Após tantos anos de espera, a emblemática tese da limitação da base de cálculo das contribuições de terceiros a 20 salários-mínimos teve seu julgamento iniciado pelo STJ.
Na oportunidade, contribuintes defendem que os artigos 1º e 3º do Decreto-Lei n. 2.318/1986 revogaram o caput do artigo 4º da Lei n. 6.950/1981, enquanto seu parágrafo único permanece válido, vigente e eficaz.
Com isso, a limitação da base de cálculo foi revogada apenas para as contribuições previdenciárias, de modo que as bases de cálculo das contribuições de terceiros devem ser limitadas a 20 salários-mínimos.
Inclusive, vale salientar que esse tema já foi objeto de artigo publicado pela Escola Brasileira de Tributos, como se vê dos textos de autoria de Bruno Romano, de 16.04.2022 e de 13.04.2022.
Contudo, o voto da Ministra Relatora, Dra. Regina Helena Costa, foi desfavorável aos contribuintes, visto que ela compreendeu que os artigos 1º e 3º do Decreto-Lei n. 2.318/1986 promoveram a revogação do caput e do parágrafo único do artigo 4° da Lei n. 6.950/1981.
Com isso, houve a revogação da limitação da base de cálculo tanto das contribuições previdenciárias quanto das contribuições de terceiros, já que o parágrafo de um artigo não poderia seguir válido, vigente e eficaz quando seu caput já foi revogado, em função da pretensa "interdependência" daquele para com esse.
Apesar do respeito ao posicionamento firmado no voto de relatoria, discorda-se de seu entendimento.
Isso, porque, apesar de a Lei Complementar n. 95/1998 (que disciplina sobre a elaboração de Leis no Brasil) dispor que os parágrafos dos artigos expressarão "os aspectos complementares à norma enunciada no caput do artigo e as exceções à regra por este estabelecida", o presente caso trata de normas anteriores à mencionada Lei Complementar (normas da década de 80), sendo possível que parágrafo e caput tratem de matérias autónomas.

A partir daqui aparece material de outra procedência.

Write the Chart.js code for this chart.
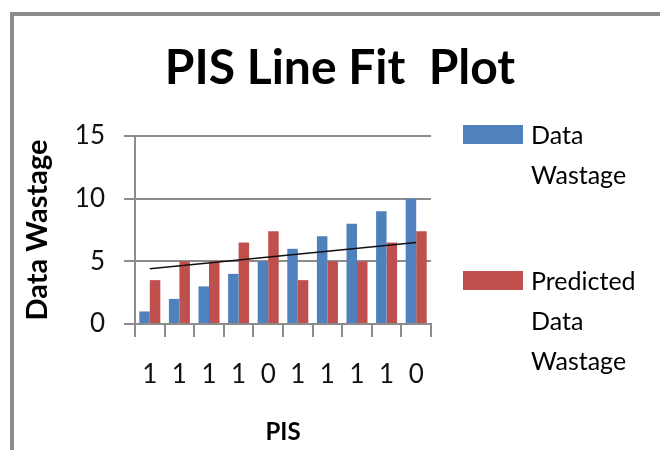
<!DOCTYPE html>
<html>
<head>
<meta charset="utf-8">
<script src="https://cdn.jsdelivr.net/npm/chart.js@4.4.1/dist/chart.umd.min.js"></script>
<style>
  body { margin: 0; background: #fff; }
  #wrap { position: relative; width: 660px; height: 450px; overflow: hidden; }
  #frame { position: absolute; left: 10px; top: 12px; width: 700px; height: 500px;
           border-left: 4px solid #8c8c8c; border-top: 4px solid #8c8c8c; }
  canvas { position: absolute; left: 0; top: 0; }
  .swatch { position: absolute; left: 463px; width: 60px; height: 19px; }
  .ltext { position: absolute; left: 531px; width: 125px; line-height: 40px;
           font-family: Lato, sans-serif; font-size: 25px; color: #000; }
</style>
</head>
<body>
<div id="wrap">
  <div id="frame"></div>
  <canvas id="chart" width="660" height="450"></canvas>
</div>
<script>
// valores
const categories = ['1', '1', '1', '1', '0', '1', '1', '1', '1', '0'];
const dataWastage = [1, 2, 3, 4, 5, 6, 7, 8, 9, 10];
const predictedWastage = [3.5, 5, 5, 6.5, 7.4, 3.5, 5, 5, 6.5, 7.4];
// linea de tendencia: solo los extremos, el resto se une con spanGaps
const trendline = [4.4, null, null, null, null, null, null, null, null, 6.5];
const seriesNames = ['Data Wastage', 'Predicted Data Wastage'];
const seriesColors = ['#4F81BD', '#C0504D'];

const gridGray = '#8c8c8c';

// leyenda en HTML (Chart.js no parte las etiquetas en varias lineas)
const legendTops = [114, 260];
const wrap = document.getElementById('wrap');
seriesNames.forEach((name, i) => {
  const sw = document.createElement('div');
  sw.className = 'swatch';
  sw.style.top = (legendTops[i] + 11) + 'px';
  sw.style.background = seriesColors[i];
  wrap.appendChild(sw);
  const tx = document.createElement('div');
  tx.className = 'ltext';
  tx.style.top = legendTops[i] + 'px';
  tx.textContent = name;
  wrap.appendChild(tx);
});

const ctx = document.getElementById('chart').getContext('2d');
new Chart(ctx, {
  type: 'bar',
  data: {
    labels: categories,
    datasets: [
      {
        type: 'line',
        label: 'Linear trend',
        data: trendline,
        borderColor: '#111',
        borderWidth: 1.5,
        pointRadius: 0,
        spanGaps: true,
        yAxisID: 'y',
        order: 0
      },
      {
        label: seriesNames[0],
        data: dataWastage,
        backgroundColor: seriesColors[0],
        categoryPercentage: 0.71,
        barPercentage: 1,
        yAxisID: 'y',
        order: 1
      },
      {
        label: seriesNames[1],
        data: predictedWastage,
        backgroundColor: seriesColors[1],
        categoryPercentage: 0.71,
        barPercentage: 1,
        yAxisID: 'y',
        order: 1
      }
    ]
  },
  options: {
    responsive: false,
    animation: false,
    layout: { padding: { left: 20, right: 0, top: 0, bottom: 0 } },
    plugins: {
      legend: { display: false },
      tooltip: { enabled: false },
      title: {
        display: true,
        text: 'PIS Line Fit  Plot',
        color: '#000',
        font: { family: 'Lato', size: 48, weight: 'bold', lineHeight: 1 },
        padding: { top: 45, bottom: 43 }
      }
    },
    scales: {
      x: {
        grid: { drawOnChartArea: false, color: gridGray, lineWidth: 2, tickLength: 13 },
        border: { display: true, color: gridGray, width: 2 },
        ticks: {
          color: '#111',
          font: { family: 'Lato', size: 26 },
          padding: 22,
          maxRotation: 0,
          autoSkip: false
        },
        title: {
          display: true,
          text: 'PIS',
          color: '#000',
          font: { family: 'Lato', size: 24, weight: 'bold', lineHeight: 1 },
          padding: { top: 0, bottom: 6 }
        },
        afterFit: s => { s.height = 126; }
      },
      y: {
        min: 0,
        max: 15,
        ticks: {
          stepSize: 5,
          color: '#111',
          font: { family: 'Lato', size: 26 },
          padding: 19
        },
        grid: { color: gridGray, lineWidth: 2, tickLength: 11 },
        border: { display: true, color: gridGray, width: 2 },
        title: {
          display: true,
          text: 'Data Wastage',
          color: '#000',
          font: { family: 'Lato', size: 29, weight: 'bold', lineHeight: 1 },
          padding: { top: 3, bottom: 0 }
        },
        afterFit: s => { s.width = 115; }
      },
      // eje vacio a la derecha para dejar sitio a la leyenda
      y2: {
        type: 'linear',
        position: 'right',
        ticks: { display: false },
        grid: { display: false },
        border: { display: false },
        afterFit: s => { s.width = 229; }
      }
    }
  }
});
</script>
</body>
</html>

Além disso, vale salientar que o Decreto-Lei n. 2.316/1986 disciplina sobre matéria específica ao dispor que, para “efeito do cálculo da contribuição da empresa para a previdência social, o salário de contribuição não está sujeito ao limite de vinte vezes o salário mínimo, imposto pelo art. 4º da Lei nº 6.950, de 4 de novembro de 1981”.
Ou seja, se a norma disciplina expressamente sobre “contribuição da empresa para a previdência social”, não se faz plausível que a norma revogue também a limitação da base de cálculo das contribuições de terceiros, já que são tributos diferentes, distintos, não sendo possível que uma norma que trate de um tributo cause impactos em outro tributo.
Isso, porque, se esse entendimento fosse permitido, estar-se-ia admitindo a majoração de um tributo (contribuições de terceiros) por meio de uma norma que trata de outro tributo (contribuições previdenciárias), de modo que tal majoração não terá previsão em lei específica para aquele tributo, o que viola o princípio da estrita legalidade tributária, insculpido no inciso I do artigo 150 da Constituição e nos incisos I e II do artigo 97 do CTN.
Além disso, como a majoração de um tributo (contribuições de terceiros) se dará pela interpretação analógica de uma norma que trata de outro tributo (contribuições previdenciárias), está-se instituindo uma relação jurídica por meio de analogia, em violação ao § 1º do artigo 108 do CTN.
Por conta disso, apesar do respeito que se nutre ao entendimento firmado pelo voto de relatoria, discorda-se, data venia, de tal posicionamento.
Pois bem. Após a prolação do voto da Ministra Relatora, o Ministro Mauro Campbell Marques pediu vista dos autos. Agora, com base nos pontos acima elencados, fica-se a torcida para que os demais Ministros venham a discordar do voto de relatoria para formar maioria em favor dos contribuintes.